NIPS 2018
Sun Dec 2nd through Sat the 8th, 2018 at Palais des Congrès de Montréal

### Reviewer 1

This paper studied the problem of minimizing a convex function of a measure. The authors focus on particle gradient descent algorithm, and showed in the limit of infinitely many particle and infinite small learning rate (thus follow gradient flow), the algorithm can converge to a measure which is the global minimizer of the problem. One layer neural network and sparse spikes deconvolution can be casted into the framework of this paper. I feel the title is slightly misleading (since the crucial property of global convergence relies on convex rather than over-parameterization). The theoretical results are also in some sense weak 1) it requires infinitely many particle which could be exponentially large; 2) it does not provide convergence rate, which might require exponentially many steps (thus intractable).

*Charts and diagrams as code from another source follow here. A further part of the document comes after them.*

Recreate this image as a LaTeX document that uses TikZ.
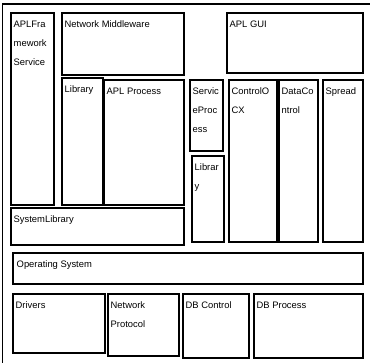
\documentclass[tikz,border=0pt]{standalone}
\usepackage{fontspec}
\setmainfont{Liberation Sans}
\usepackage{tikz}
\usetikzlibrary{positioning}

\begin{document}
\begin{tikzpicture}[x=1pt, y=-1pt,
  box/.style={draw, line width=1.1pt, inner sep=0pt, outer sep=0pt, anchor=north west},
  txt/.style={anchor=north west, inner sep=0pt, align=left, font=\fontsize{9.4}{19}\selectfont}]
  \useasboundingbox (0,0) rectangle (370,363);
  % outer frame (only top and left edges show)
  \draw[line width=1.6pt] (2.5,363) -- (2.5,4) -- (370,4);
  % left column
  \node[box, minimum width=43pt, minimum height=192pt] (fw) at (11,13) {};
  \node[txt] (fw-t) at ([shift={(2.5,7.5)}]fw.north west) {APLFra\\mework\\Service};
  \node[box, minimum width=122pt, minimum height=62pt] (mw) at (62,13) {};
  \node[txt] (mw-t) at ([shift={(2.5,7.5)}]mw.north west) {Network Middleware};
  \node[box, minimum width=41pt, minimum height=127pt] (lib) at (62,78) {};
  \node[txt] (lib-t) at ([shift={(2.5,7.5)}]lib.north west) {Library};
  \node[box, minimum width=80pt, minimum height=125pt] (proc) at (104,80) {};
  \node[txt] (proc-t) at ([shift={(2.5,7.5)}]proc.north west) {APL Process};
  \node[box, minimum width=173pt, minimum height=37pt] (syslib) at (11,208) {};
  \node[txt] (syslib-t) at ([shift={(2.5,7.5)}]syslib.north west) {SystemLibrary};
  % right column
  \node[box, minimum width=136pt, minimum height=60pt] (gui) at (227,13) {};
  \node[txt] (gui-t) at ([shift={(2.5,7.5)}]gui.north west) {APL GUI};
  \node[box, minimum width=33pt, minimum height=71pt] (svc) at (190,80) {};
  \node[txt] (svc-t) at ([shift={(2.5,7.5)}]svc.north west) {Servic\\eProc\\ess};
  \node[box, minimum width=32pt, minimum height=86pt] (lib2) at (192,156) {};
  \node[txt] (lib2-t) at ([shift={(2.5,7.5)}]lib2.north west) {Librar\\y};
  \node[box, minimum width=48pt, minimum height=162pt] (ocx) at (229,80) {};
  \node[txt] (ocx-t) at ([shift={(2.5,7.5)}]ocx.north west) {ControlO\\CX};
  \node[box, minimum width=39pt, minimum height=162pt] (dc) at (279,80) {};
  \node[txt] (dc-t) at ([shift={(2.5,7.5)}]dc.north west) {DataCo\\ntrol};
  \node[box, minimum width=40pt, minimum height=162pt] (spread) at (323,80) {};
  \node[txt] (spread-t) at ([shift={(2.5,7.5)}]spread.north west) {Spread};
  % os layer
  \node[box, minimum width=350pt, minimum height=31pt] (os) at (13,253) {};
  \node[txt] (os-t) at ([shift={(3.5,7.5)}]os.north west) {Operating System};
  % bottom row
  \node[box, minimum width=92pt, minimum height=59pt] (drv) at (13,294) {};
  \node[txt] (drv-t) at ([shift={(2.5,7.5)}]drv.north west) {Drivers};
  \node[box, minimum width=71pt, minimum height=62pt] (np) at (108,294) {};
  \node[txt] (np-t) at ([shift={(2.5,7.5)}]np.north west) {Network\\Protocol};
  \node[box, minimum width=66pt, minimum height=64pt] (dbc) at (183,294) {};
  \node[txt] (dbc-t) at ([shift={(2.5,7.5)}]dbc.north west) {DB Control};
  \node[box, minimum width=109pt, minimum height=64pt] (dbp) at (254,294) {};
  \node[txt] (dbp-t) at ([shift={(2.5,7.5)}]dbp.north west) {DB Process};
\end{tikzpicture}
\end{document}
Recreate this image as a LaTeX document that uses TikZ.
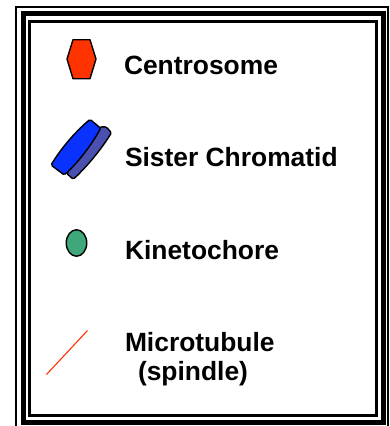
\documentclass[tikz,border=0pt]{standalone}
\usepackage{fontspec}
\setmainfont{Liberation Sans}
\usepackage{tikz}
\usetikzlibrary{positioning, shapes.geometric, calc}
\definecolor{centrored}{HTML}{FF3300}
\definecolor{chromablue}{HTML}{0A32FF}
\definecolor{chromaback}{HTML}{4A50B0}
\definecolor{kinetgreen}{HTML}{3FA87A}
\tikzset{%
   legendtext/.style={
      font=\fontsize{26.4}{30}\selectfont\bfseries,
      inner sep=0pt,
      outer sep=0pt,
      anchor=west
   },
   frameline/.style={
      draw=black,
      line join=miter
   },
   part/.style={
      draw=black,
      line width=1.4pt,
      line join=round
   },
   kinetdot/.style={
      ellipse,
      part,
      fill=kinetgreen,
      inner sep=0pt,
      minimum width=20.5pt,
      minimum height=26.5pt
   }
}
\begin{document}
\begin{tikzpicture}[x=1pt, y=-1pt]
\useasboundingbox (0,0) rectangle (390,426);
% frame
\draw[frameline, line width=1.7pt] (16.2,7) rectangle (388.2,430);
\draw[frameline, line width=5.2pt] (23.3,13.8) rectangle (383.2,422.2);
\draw[frameline, line width=2.4pt] (29.3,21.3) rectangle (376.4,415.6);
% centrosome
\draw[part, fill=centrored] (73,39.7) -- (90,39.7) -- (96,59) -- (90,78.7) -- (73,78.7) -- (67,59) -- cycle;
% sister chromatid
\draw[part, fill=chromaback, rounded corners=1.5pt] (100,127) -- (106,126.7) -- (111.5,132.7)
   .. controls (100.8,149.8) and (88,165.4) .. (73.3,179.3) -- (66.7,173.5) -- cycle;
\draw[part, fill=chromablue, rounded corners=1.5pt] (51,165) .. controls (61.5,147.8) and (74.5,132.7) .. (90,119.3)
   -- (100.7,128.3) .. controls (90.8,145.8) and (78.6,162) .. (64.3,175) -- cycle;
% kinetochore
\node[kinetdot] (kinet) at (76.5,243) {};
% microtubule
\coordinate (mtstart) at (46.5,374.5);
\coordinate (mtend) at (87.5,330.5);
\draw[centrored, line width=1.1pt] (mtstart) -- (mtend);
% labels
\node[legendtext] (centro) at (124,65) {Centrosome};
\node[legendtext] (sister) at (125,157) {Sister Chromatid};
\node[legendtext] (kinetlabel) at (125,250) {Kinetochore};
\node[legendtext] (micro) at (125,342) {Microtubule};
\node[legendtext, anchor=base west] (spindle) at ($(micro.base west)+(13,29)$) {(spindle)};
\end{tikzpicture}
\end{document}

Nevertheless, the idea and introduction of particle gradient decent and optimization on measure is quite interesting, and innovative. As one of the earliest work in this vein, I suggest the results may already worth acceptance to NIPS. Minor suggestion: I feel some efforts could be spent towards making the detail more transparent and easy to follow. In the part why training NN fall in the formulation of this paper, it might be easier to understand to directly say what is function R and G in those setting. Also the main paper seems never officially define what is 1-homogeneous or 2-homogeneous, although they are very important assumption for the theorems.